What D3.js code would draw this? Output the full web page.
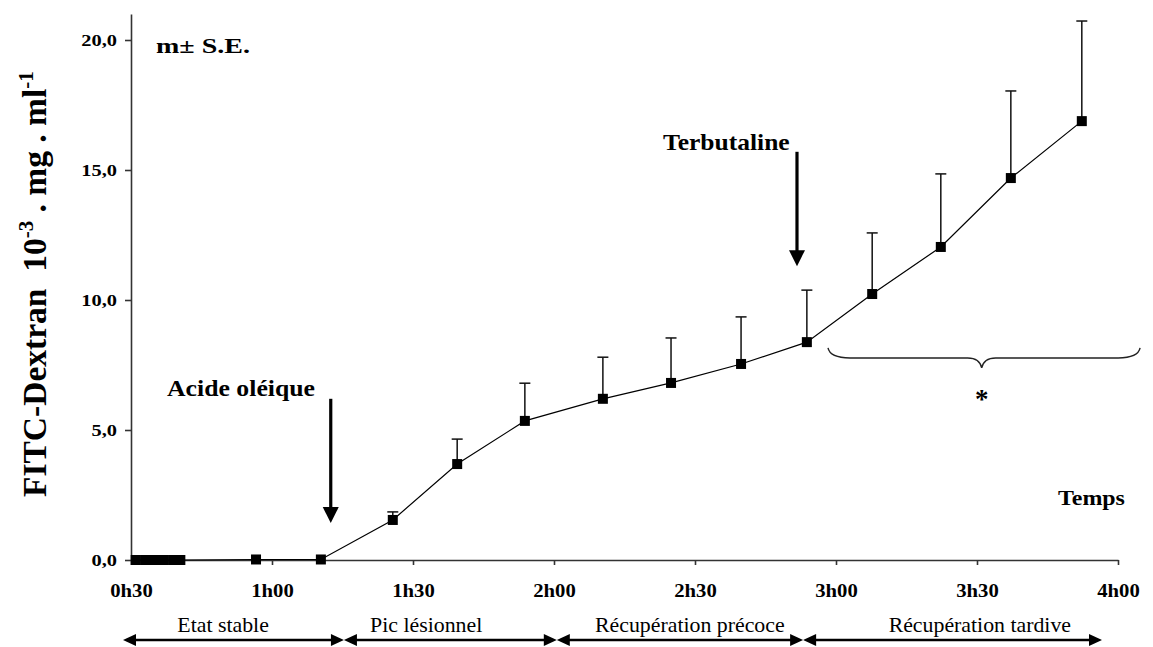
<!DOCTYPE html>
<html>
<head>
<meta charset="utf-8">
<script src="https://cdn.jsdelivr.net/npm/d3@7"></script>
<style>
  html, body { margin: 0; padding: 0; background: #fff; }
  svg { display: block; }
  svg text { font-family: 'Liberation Serif', 'Times New Roman', Times, serif !important; }
</style>
</head>
<body>
<svg id="chart" width="1153" height="647"></svg>
<script>
// ---------- data (time in minutes, FITC-Dextran in 10^-3 mg/ml) ----------
const times = [31, 33, 35, 37, 39, 40.5, 56.6, 70.4, 85.7, 99.4, 113.8, 130.4, 144.9, 159.8, 173.8, 187.7, 202.3, 217.2, 232.3];
const means = [0, 0, 0, 0, 0, 0, 0.02, 0.02, 1.54, 3.69, 5.35, 6.2, 6.81, 7.54, 8.38, 10.23, 12.04, 14.69, 16.88];
const errors = [0, 0, 0, 0, 0, 0, 0, 0, 0.31, 0.96, 1.45, 1.6, 1.73, 1.81, 2.0, 2.35, 2.81, 3.35, 3.85];

const xTickValues = [30, 60, 90, 120, 150, 180, 210, 240];
const xTickLabels = ["0h30", "1h00", "1h30", "2h00", "2h30", "3h00", "3h30", "4h00"];
const yTickValues = [0, 5, 10, 15, 20];
const yTickLabels = ["0,0", "5,0", "10,0", "15,0", "20,0"];

const phaseNames = ["Etat stable", "Pic lésionnel", "Récupération précoce", "Récupération tardive"];
const phaseBounds = [28.3, 75.3, 120.6, 173, 236.6];
const phaseLabelAt = [49.6, 92.8, 148.9, 210.6];

const injections = [
  { label: "Acide oléique", time: 72.5, from: 6.2, to: 1.42 },
  { label: "Terbutaline", time: 171.7, from: 15.7, to: 11.3 }
];
const brace = { start: 178.3, mid: 211, end: 244.7, level: 7.77 };

// ---------- layout ----------
const FONT = "'Liberation Serif', 'Times New Roman', Times, serif";
const svg = d3.select("#chart");
const x = d3.scaleLinear().domain([30, 240]).range([131, 1118]);
const y = d3.scaleLinear().domain([0, 21]).range([560, 14]);
const AX = "#333";

function label(txt, px, py, opts) {
  const o = Object.assign({ size: 18, weight: "bold", anchor: "start", sx: 1 }, opts || {});
  return svg.append("text")
    .attr("transform", `translate(${px},${py}) scale(${o.sx},1)`)
    .attr("text-anchor", o.anchor)
    .style("font-family", FONT)
    .attr("font-size", o.size)
    .attr("font-weight", o.weight)
    .attr("fill", "#000")
    .text(txt);
}

// ---------- axes ----------
const xAxis = d3.axisBottom(x)
  .tickValues(xTickValues)
  .tickFormat((d, i) => xTickLabels[i])
  .tickSizeInner(5).tickSizeOuter(0).tickPadding(19);
const gx = svg.append("g").attr("transform", `translate(0,${y(0)})`).call(xAxis)
  .attr("font-family", null);
gx.select(".domain").attr("stroke", AX).attr("stroke-width", 1.6);
gx.selectAll(".tick line").attr("stroke", AX).attr("stroke-width", 1.6);
gx.selectAll(".tick text")
  .style("font-family", FONT)
  .attr("font-size", 18.5).attr("font-weight", "bold").attr("fill", "#000")
  .attr("transform", "scale(1.12,1)");

const yAxis = d3.axisLeft(y)
  .tickValues(yTickValues)
  .tickFormat((d, i) => yTickLabels[i])
  .tickSizeInner(6).tickSizeOuter(0).tickPadding(8);
const gy = svg.append("g").attr("transform", `translate(${x(30)},0)`).call(yAxis)
  .attr("font-family", null);
gy.select(".domain").attr("stroke", AX).attr("stroke-width", 1.6);
gy.selectAll(".tick line").attr("stroke", AX).attr("stroke-width", 1.6);
gy.selectAll(".tick text")
  .style("font-family", FONT)
  .attr("font-size", 17).attr("font-weight", "bold").attr("fill", "#000")
  .attr("x", 0).attr("dy", "0.3em")
  .attr("transform", "translate(-14,0) scale(1.2,1)");

// ---------- y-axis title ----------
const yt = svg.append("text")
  .attr("transform", "translate(46,497) rotate(-90)")
  .attr("text-anchor", "start")
  .style("font-family", FONT)
  .attr("font-size", 33.5).attr("font-weight", "bold").attr("fill", "#000");
yt.append("tspan").text("FITC-Dextran\u00A0\u00A010");
yt.append("tspan").attr("font-size", 21).attr("dy", -13).text("-3");
yt.append("tspan").attr("dy", 13).text("\u00A0.\u00A0mg\u00A0.\u00A0ml");
yt.append("tspan").attr("font-size", 21).attr("dy", -13).text("-1");

// ---------- series ----------
const pts = times.map((t, i) => ({ t, m: means[i], e: errors[i] }));

const eb = svg.append("g").attr("stroke", "#111").attr("stroke-width", 1.5);
pts.filter(d => d.e > 0).forEach(d => {
  eb.append("line").attr("x1", x(d.t)).attr("x2", x(d.t)).attr("y1", y(d.m)).attr("y2", y(d.m + d.e));
  eb.append("line").attr("x1", x(d.t) - 5.5).attr("x2", x(d.t) + 5.5).attr("y1", y(d.m + d.e)).attr("y2", y(d.m + d.e));
});

svg.append("path")
  .datum(pts)
  .attr("fill", "none").attr("stroke", "#000").attr("stroke-width", 1.2)
  .attr("d", d3.line().x(d => x(d.t)).y(d => y(d.m)));

svg.append("g").selectAll("rect").data(pts).join("rect")
  .attr("x", d => x(d.t) - 5).attr("y", d => y(d.m) - 5)
  .attr("width", 10).attr("height", 10).attr("fill", "#000");

// ---------- injection arrows ----------
injections.forEach(a => {
  const ax = x(a.time), y0 = y(a.from), y1 = y(a.to);
  svg.append("line").attr("x1", ax).attr("x2", ax).attr("y1", y0).attr("y2", y1 - 14)
    .attr("stroke", "#000").attr("stroke-width", 3.2);
  svg.append("path").attr("fill", "#000")
    .attr("d", `M${ax - 8},${y1 - 16} L${ax + 8},${y1 - 16} L${ax},${y1} Z`);
});
label(injections[0].label, 167, 396, { size: 23, sx: 1.12 });
label(injections[1].label, 663, 150, { size: 23, sx: 1.11 });

// ---------- annotations ----------
label("m\u00B1 S.E.", 156, 53, { size: 20, sx: 1.4 });
label("Temps", 1058, 505, { size: 21, sx: 1.14 });

// brace + asterisk
{
  const x0 = x(brace.start), x1 = x(brace.end), xm = x(brace.mid), by = y(brace.level);
  const d = `M${x0},${by - 10} Q${x0 + 2},${by} ${x0 + 22},${by} L${xm - 14},${by} Q${xm - 2},${by} ${xm},${by + 10} ` +
            `Q${xm + 2},${by} ${xm + 14},${by} L${x1 - 22},${by} Q${x1 - 2},${by} ${x1},${by - 10}`;
  svg.append("path").attr("d", d).attr("fill", "none").attr("stroke", "#222").attr("stroke-width", 1.4);
  label("*", xm, by + 50, { size: 27, weight: "bold", anchor: "middle" });
}

// ---------- phase bar ----------
const phaseY = 640;
const pg = svg.append("g");
for (let i = 0; i < phaseNames.length; i++) {
  const a = x(phaseBounds[i]), b = x(phaseBounds[i + 1]);
  pg.append("line").attr("x1", a + 10).attr("x2", b - 10).attr("y1", phaseY).attr("y2", phaseY)
    .attr("stroke", "#000").attr("stroke-width", 2.6);
  pg.append("path").attr("fill", "#000")
    .attr("d", `M${a},${phaseY} L${a + 13},${phaseY - 6} L${a + 13},${phaseY + 6} Z`);
  pg.append("path").attr("fill", "#000")
    .attr("d", `M${b},${phaseY} L${b - 13},${phaseY - 6} L${b - 13},${phaseY + 6} Z`);
  label(phaseNames[i], x(phaseLabelAt[i]), 632, { size: 21, weight: "normal", anchor: "middle", sx: 1.04 });
}
</script>
</body>
</html>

● Exercise aim
Without the pictures, please reproduce each line of the listing above exactly, from the first one through the line bearing "const phaseLabelAt = [49.6, 92.8, 148.9, 210.6];".

● Final result
What D3.js code would draw this? Output the full web page.
<!DOCTYPE html>
<html>
<head>
<meta charset="utf-8">
<script src="https://cdn.jsdelivr.net/npm/d3@7"></script>
<style>
  html, body { margin: 0; padding: 0; background: #fff; }
  svg { display: block; }
  svg text { font-family: 'Liberation Serif', 'Times New Roman', Times, serif !important; }
</style>
</head>
<body>
<svg id="chart" width="1153" height="647"></svg>
<script>
// ---------- data (time in minutes, FITC-Dextran in 10^-3 mg/ml) ----------
const times = [31, 33, 35, 37, 39, 40.5, 56.6, 70.4, 85.7, 99.4, 113.8, 130.4, 144.9, 159.8, 173.8, 187.7, 202.3, 217.2, 232.3];
const means = [0, 0, 0, 0, 0, 0, 0.02, 0.02, 1.54, 3.69, 5.35, 6.2, 6.81, 7.54, 8.38, 10.23, 12.04, 14.69, 16.88];
const errors = [0, 0, 0, 0, 0, 0, 0, 0, 0.31, 0.96, 1.45, 1.6, 1.73, 1.81, 2.0, 2.35, 2.81, 3.35, 3.85];

const xTickValues = [30, 60, 90, 120, 150, 180, 210, 240];
const xTickLabels = ["0h30", "1h00", "1h30", "2h00", "2h30", "3h00", "3h30", "4h00"];
const yTickValues = [0, 5, 10, 15, 20];
const yTickLabels = ["0,0", "5,0", "10,0", "15,0", "20,0"];

const phaseNames = ["Etat stable", "Pic lésionnel", "Récupération précoce", "Récupération tardive"];
const phaseBounds = [28.3, 75.3, 120.6, 173, 236.6];
const phaseLabelAt = [49.6, 92.8, 148.9, 210.6];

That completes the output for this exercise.